Saturday, July 24, 2010

In Visit, Clinton Criticizes Vietnam on Rights

By MARK LANDLER from
The New York Times

HANOI, Vietnam — Secretary of State Hillary Rodham Clinton chided Vietnam on Thursday for intolerance of dissent and infringement of Internet freedom, even as she celebrated its 15 years of normalized relations with the United States.

Mrs. Clinton said she raised the issues of jailed democracy activists, attacks on religious groups and curbs on social-networking Web sites during a meeting with Vietnam’s deputy prime minister, Pham Gia Khiem.

The United States will prod Vietnam’s government “to pursue reforms and protect basic rights and freedoms,” she said at a news conference, as Mr. Khiem stood expressionless beside her.

“Vietnam, with its extraordinary, dynamic population, is on the path to becoming a great nation, with an unlimited potential,” she added. “That is among the reasons we expressed concern.”

Mr. Khiem replied that human rights policies were rooted in unique cultural and historical circumstances. He cited what he said was President Obama’s observation that countries should be allowed to choose their own paths and that human rights should not be imposed from outside.

The timing of Mrs. Clinton’s remarks here, at the start of a two-day stop that includes an Asian regional security meeting, suggested that she wanted to make her point and move on. She emphasized that the United States would increase cooperation on trade and investment, and would do more to help people suffering lingering effects from Agent Orange, a chemical spray the American military used as a defoliant during the Vietnam War.

Still, Mrs. Clinton’s criticism offered a vivid contrast to her visits to China as secretary of state, where she has avoided publicly raising human rights issues with Chinese officials. It came on the same day that Defense Secretary Robert M. Gates was announcing in Jakarta that the United States would resume military contacts with an elite Indonesian military unit long criticized for abuses, arguing that it had reformed.

These divergent moves reflect the uneven landscape the Obama administration confronts in the region, including not only rising China and recalcitrant North Korea, but also an unreconstructed military dictatorship in Myanmar and a reformed military state in Indonesia — and a Communist government in Vietnam that is showing signs of retreating from its reformist path.

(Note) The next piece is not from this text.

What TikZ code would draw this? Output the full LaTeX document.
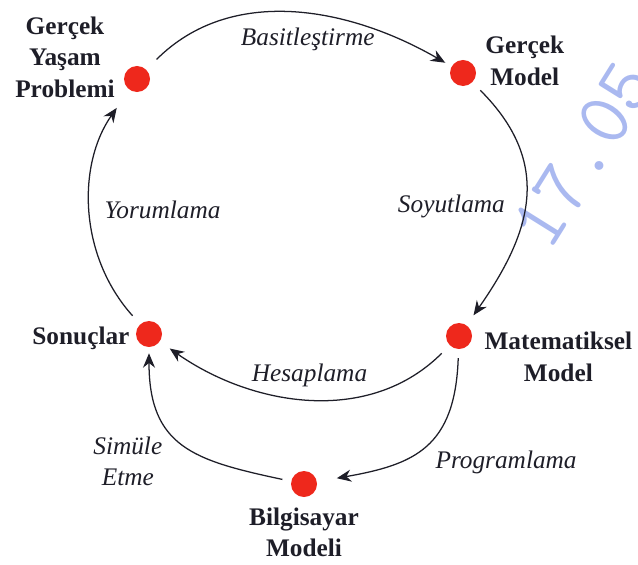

Though human rights conditions are indisputably better in Vietnam now than at the end of the war, analysts say there has been backsliding in recent years, which may reflect the growing influence of conservative political elements. In January, the government convicted three prominent democracy activists under a strict national security law.

Last week, 19 members of Congress sent Mrs. Clinton a letter, urging her to press Vietnam about these cases and censorship of Web sites like Facebook. The lawmakers said Vietnam had “escalated its aggression towards activists and taken concerted steps to silence online speech.”

Mrs. Clinton’s husband, former President Bill Clinton, oversaw the normalization of ties between the United States and Vietnam in 1995, and Mrs. Clinton spoke warmly of the memories that the country evoked. Her last visit was as first lady in November 2000, in the waning days of the Clinton presidency but in the flush of her own recent election as senator from New York.

Throngs welcomed Mr. Clinton, the first sitting American president to visit Vietnam. Mrs. Clinton and their daughter, Chelsea, delighted farmers in a dusty village outside Hanoi when they put on conical hats to ward off the tropical sun. A Vietnamese artist portrayed that moment in a large mosaic etched with rubies, sapphires, and quartz, which a Vietnamese gem and jewelry company presented to Mrs. Clinton. Mr. Khiem also gave her a white tablecloth for Ms. Clinton, who will be married on July 31.

At a lunch with Vietnamese and American businesspeople, she poked fun at her zeal for the role of mother of the bride, questioning the “common sense” of juggling wedding planning with a grueling week that has taken her from a war zone in Afghanistan to the demilitarized zone in South Korea.

But Mrs. Clinton also spoke of how the United States and Vietnam had overcome the bitterness of war, and then the “profound differences” that divide a Communist state from a democracy.

“The United States will continue to urge Vietnam to strengthen its commitment to human rights and give its people a greater say over the direction of their lives,” she said. “But our relationship is not fixed upon our differences. We have learned to see each other not as former enemies, but as friends.”